AMNESTY: Confier la caméra aux premier·e·s concerné·e·s, ici un migrant, c’était votre première expérience de ce type ?
Estephan Wagner: Oui, c’était la première fois. Nous n’avons pas pris une seule image, un seul cadrage nous-mêmes. Quand nous avons décidé avec Moritz Siebert de faire un film sur le sujet, nous étions pleinement conscients de ne pas être les premiers à nous intéresser à ce sujet. Mais nous avons réalisé que la plupart des travaux étaient produits depuis la position de ceux qui ont du pouvoir et regardent d’en haut ceux qui n’en ont pas. Nous voulions créer un film différent, non pas sur eux, ni même avec eux, mais nous voulions leur donner une chance de nous parler. Et ça a marché : les retours du public sont très positifs, et le film continue à recevoir des prix et à être nominé, un an et demi après sa sortie.
Le film révèle un vrai talent de narration chez Abou Bakar Sidibé. Comment avez-vous trouvé la bonne personne pour cette expérience ?
Nous sommes entrés en contact avec un photojournaliste local qui connaissait bien les personnes qui campaient sur la colline du Gourougou. Il a fallu du temps pour entrer en relation et établir la confiance. Au début, nous avons confié des caméras à plusieurs personnes. Mais avec Abou, une relation spéciale s’est instaurée. En plus, il était là depuis plus d’une année, il connaissait tout le monde, ce qui avait son importance, car ainsi ceux qui ne souhaitaient pas être filmés se sentaient libres de le lui dire. Ensuite, ce qui a été décisif, ce sont les séquences qu’il a commencées à filmer. Techniquement, il ne connaissait rien à la prise d’images : il filmait à la verticale, zoomait trop, etc. Mais ce n’était que de la technique, la poésie, elle, était là. En voyant cela, nous avons décidé de nous concentrer sur lui. Par la suite, nous avons réalisé qu’il était plus qu’un preneur d’images : il était l’un des réalisateurs. C’est pourquoi nous avons inscrit son nom aux côtés des nôtres, et nous partageons aussi tous les revenus équitablement.
«Nous voulions leur donner une chance de nous parler.»

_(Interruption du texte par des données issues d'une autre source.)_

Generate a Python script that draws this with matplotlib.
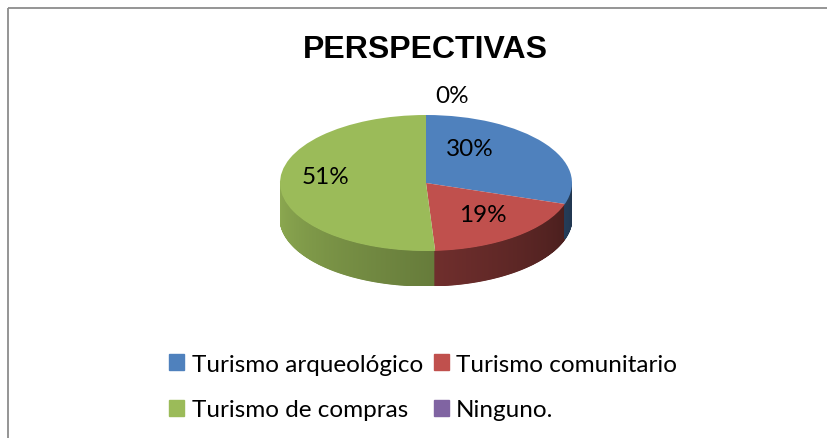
import matplotlib.pyplot as plt
import matplotlib.patches as mpatches
import matplotlib.colors as mcolors
import numpy as np

# data
labels = ['Turismo arqueológico', 'Turismo comunitario', 'Turismo de compras', 'Ninguno.']
values = [30, 19, 51, 0]
colors = ['#4F81BD', '#C0504D', '#9BBB59', '#8064A2']
title = 'PERSPECTIVAS'

W, H = 828, 439
fig = plt.figure(figsize=(W / 100, H / 100), dpi=100)
fig.patch.set_facecolor('white')

# outer chart border (right/bottom edges run off the picture)
bg = fig.add_axes([0, 0, 1, 1])
bg.set_xlim(0, W)
bg.set_ylim(H, 0)
bg.axis('off')
bg.add_patch(mpatches.Rectangle((8, 9), W, H, fill=False, edgecolor='#8c8c8c', lw=1.3))

# pie geometry in pixels: top ellipse centre, semi-axes, side depth
cx, cy, a, b, depth = 426, 184, 146, 68, 35
dd = depth / b
ax = fig.add_axes([(cx - a) / W, (H - (cy + b + depth)) / H, 2 * a / W, (2 * b + depth) / H])
ax.axis('off')

vals = np.array(values, dtype=float)
fracs = vals / vals.sum()

def slice_at(theta):
    off = (90 - theta) % 360
    acc = 0
    for i, f in enumerate(fracs):
        if off < acc + 360 * f:
            return i
        acc += 360 * f
    return len(fracs) - 1

# side band: front half of the disc, drawn as thin strips with a shading ramp
thetas = np.linspace(180, 360, 361)
for t0, t1 in zip(thetas[:-1], thetas[1:]):
    tm = 0.5 * (t0 + t1)
    i = slice_at(tm)
    rgb = np.array(mcolors.to_rgb(colors[i]))
    k = (tm - 180) / 180
    shade = 0.92 - 0.5 * k
    if i == 1:
        shade -= 0.08
    c = np.clip(rgb * shade, 0, 1)
    r0, r1 = np.radians(t0), np.radians(t1)
    xs = [np.cos(r0), np.cos(r1), np.cos(r1), np.cos(r0)]
    ys = [np.sin(r0), np.sin(r1), np.sin(r1) - dd, np.sin(r0) - dd]
    ax.fill(xs, ys, facecolor=c, edgecolor=c, lw=0.8)

# top face
ax.pie(values, colors=colors, startangle=90, counterclock=False, radius=1,
       wedgeprops=dict(linewidth=0))
ax.set_aspect('auto')
ax.set_xlim(-1, 1)
ax.set_ylim(-1 - dd, 1)

# percentage labels (positions in ellipse units)
lab_pos = [(0.30, 0.50), (0.39, -0.46), (-0.69, 0.09), (0.18, 1.28)]
for (x, y), v in zip(lab_pos, values):
    ax.text(x, y, f'{v}%', ha='center', va='center', fontsize=17.5,
            family='Lato', color='black', clip_on=False)

fig.text(0.514, 0.885, title, ha='center', va='center', fontsize=23,
         family='Liberation Sans', weight='bold')

# legend, row-major order
handles = [mpatches.Patch(color=c) for c in colors]
order = [0, 2, 1, 3]
leg = fig.legend([handles[i] for i in order], [labels[i] for i in order], ncol=2,
                 loc='center', bbox_to_anchor=(0.511, 0.116), frameon=False,
                 prop=dict(family='Lato', size=17.5), handlelength=0.62, handleheight=0.62,
                 handletextpad=0.3, columnspacing=0.45, labelspacing=1.0)

fig.savefig('out.png', dpi=100)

- Estephan Wagner, co-réalisateur du documentaire «Les Sauteurs»
Avez-vous réalisé le montage à trois également ?
Abou Bakar Sidibè y a participé d’une certaine manière, mais à ce moment-là il se déplaçait en Europe. Le montage est donc surtout de mon fait, évidemment en étroite discussion avec Moritz Siebert puisque nous avons co-réalisé ce projet. Par moments, nous avons également voyagé pour retrouver Abou, lui montrer les séquences et avoir son retour. C’était très constructif.
À la fin, Abou Bakar Sidibé réussit à passer la barrière, l’a-t-il fait avec la caméra ?
Non. D’abord car il avait besoin de ses mains pour l’escalader. Ensuite, beaucoup sont arrêtés lorsqu’ils essaient de passer. Or, la découverte d’une caméra sur lui en cas d’arrestation aurait pu lui causer des problèmes. Les images du moment où il arrive en Espagne ont été prises par le photojournaliste, qui était de l’autre côté. C’est le seul moment du film où ce n’est pas Abou qui tourne.
Qu’est devenu depuis Abou Bakar Sidibé, le film lui a-t-il donné envie de poursuivre dans cette voie ?
Il vit maintenant en Allemagne dans un centre d’accueil de requérants d’asile. Je sais qu’il a pris des images sur sa vie en Allemagne, mais je ne sais pas si cela aboutira sur un film. Pour le moment, il participe à de nombreuses présentations du film en Allemagne, dans des festivals, des écoles, etc. Mais il ne peut pas sortir du pays à cause de son statut. Il y a un vif contraste entre la réception très positive dont il fait l’expérience autour du film et l’incertitude qu’il vit comme requérant d’asile.
Les Sauteurs, Moritz Siebert, Estephan Wagner et Abou Bakar Sidibé, 2016, 80 minutes.